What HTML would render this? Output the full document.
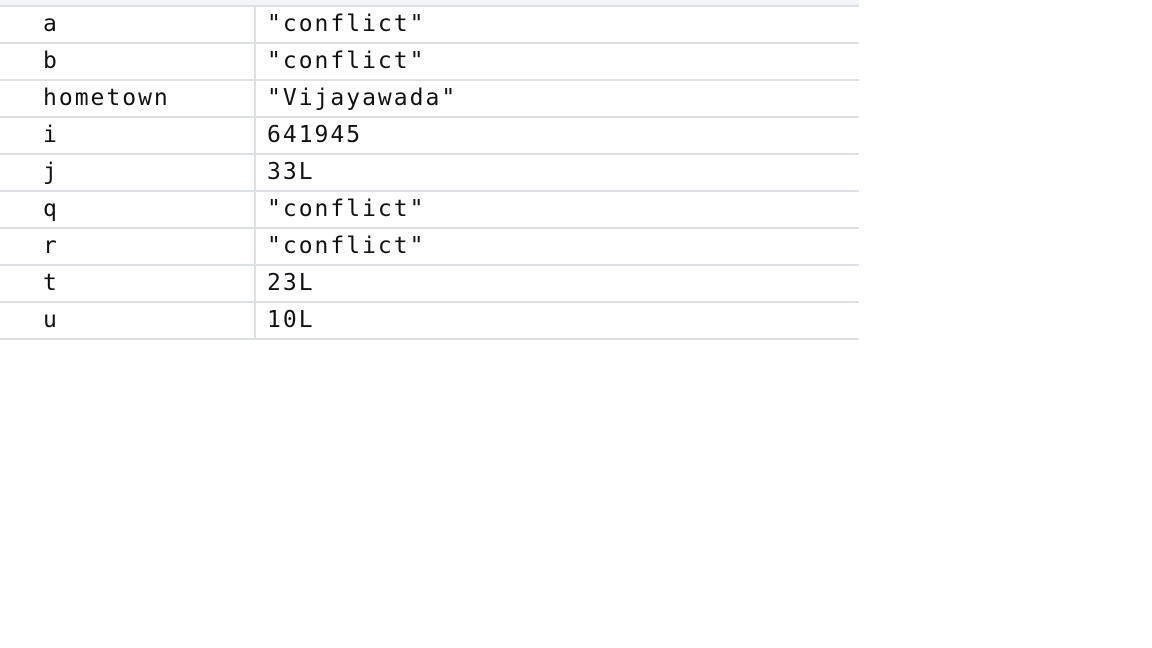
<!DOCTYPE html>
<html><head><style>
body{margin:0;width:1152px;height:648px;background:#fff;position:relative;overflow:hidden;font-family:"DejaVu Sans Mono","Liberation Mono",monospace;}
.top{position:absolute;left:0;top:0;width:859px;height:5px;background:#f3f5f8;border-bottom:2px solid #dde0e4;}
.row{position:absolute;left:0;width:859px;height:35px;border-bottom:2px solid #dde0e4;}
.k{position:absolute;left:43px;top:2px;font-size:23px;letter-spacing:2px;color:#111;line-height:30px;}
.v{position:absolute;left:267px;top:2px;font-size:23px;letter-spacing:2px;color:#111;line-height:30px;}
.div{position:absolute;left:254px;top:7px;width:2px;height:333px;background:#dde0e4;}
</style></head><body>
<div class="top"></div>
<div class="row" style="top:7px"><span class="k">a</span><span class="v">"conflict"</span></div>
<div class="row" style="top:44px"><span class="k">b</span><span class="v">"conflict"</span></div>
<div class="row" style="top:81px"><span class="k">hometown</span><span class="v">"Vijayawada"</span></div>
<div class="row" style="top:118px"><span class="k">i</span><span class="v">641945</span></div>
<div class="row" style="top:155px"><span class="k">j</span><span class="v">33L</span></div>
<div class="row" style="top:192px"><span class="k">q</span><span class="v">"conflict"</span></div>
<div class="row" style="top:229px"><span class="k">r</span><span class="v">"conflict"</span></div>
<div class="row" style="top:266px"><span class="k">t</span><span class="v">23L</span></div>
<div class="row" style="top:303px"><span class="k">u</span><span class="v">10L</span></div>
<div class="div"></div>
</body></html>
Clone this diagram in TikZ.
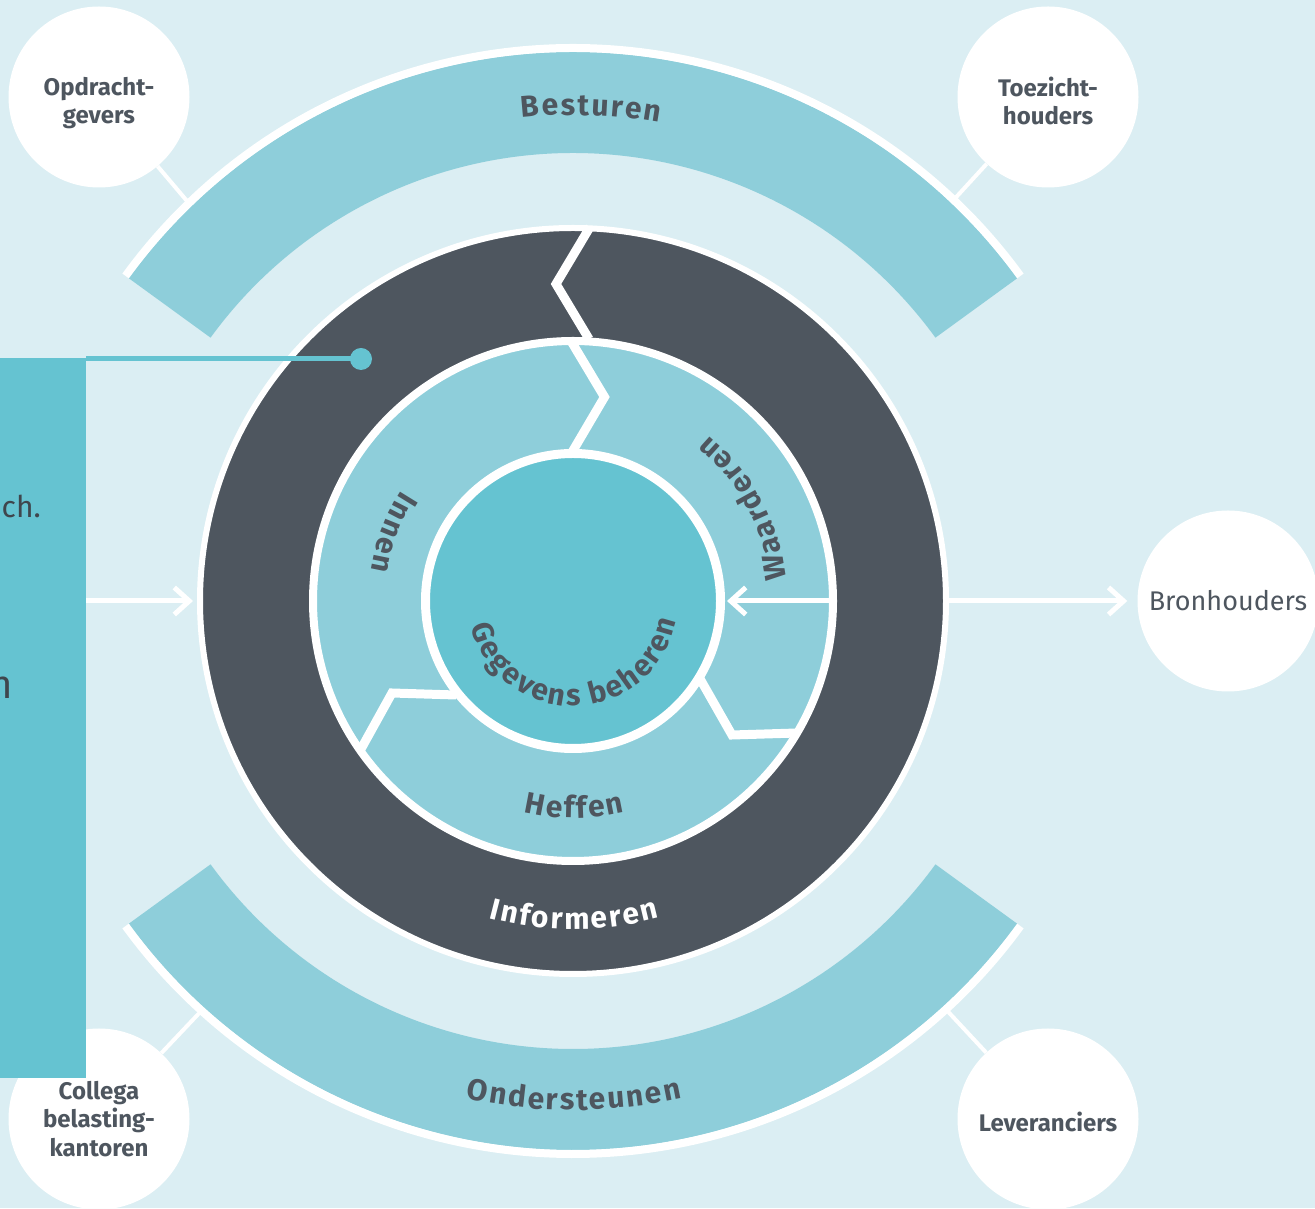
::::::::::
**Requirement**
Using the material above, retype each entry exactly and omit the pictures.

**The answer**
What HTML would render this? Output the full document.
<!DOCTYPE html>
<html><head><style>
body{margin:0;width:1152px;height:648px;background:#fff;position:relative;overflow:hidden;font-family:"DejaVu Sans Mono","Liberation Mono",monospace;}
.top{position:absolute;left:0;top:0;width:859px;height:5px;background:#f3f5f8;border-bottom:2px solid #dde0e4;}
.row{position:absolute;left:0;width:859px;height:35px;border-bottom:2px solid #dde0e4;}
.k{position:absolute;left:43px;top:2px;font-size:23px;letter-spacing:2px;color:#111;line-height:30px;}
.v{position:absolute;left:267px;top:2px;font-size:23px;letter-spacing:2px;color:#111;line-height:30px;}
.div{position:absolute;left:254px;top:7px;width:2px;height:333px;background:#dde0e4;}
</style></head><body>
<div class="top"></div>
<div class="row" style="top:7px"><span class="k">a</span><span class="v">"conflict"</span></div>
<div class="row" style="top:44px"><span class="k">b</span><span class="v">"conflict"</span></div>
<div class="row" style="top:81px"><span class="k">hometown</span><span class="v">"Vijayawada"</span></div>
<div class="row" style="top:118px"><span class="k">i</span><span class="v">641945</span></div>
<div class="row" style="top:155px"><span class="k">j</span><span class="v">33L</span></div>
<div class="row" style="top:192px"><span class="k">q</span><span class="v">"conflict"</span></div>
<div class="row" style="top:229px"><span class="k">r</span><span class="v">"conflict"</span></div>
<div class="row" style="top:266px"><span class="k">t</span><span class="v">23L</span></div>
<div class="row" style="top:303px"><span class="k">u</span><span class="v">10L</span></div>
<div class="div"></div>
</body></html>
Clone this diagram in TikZ.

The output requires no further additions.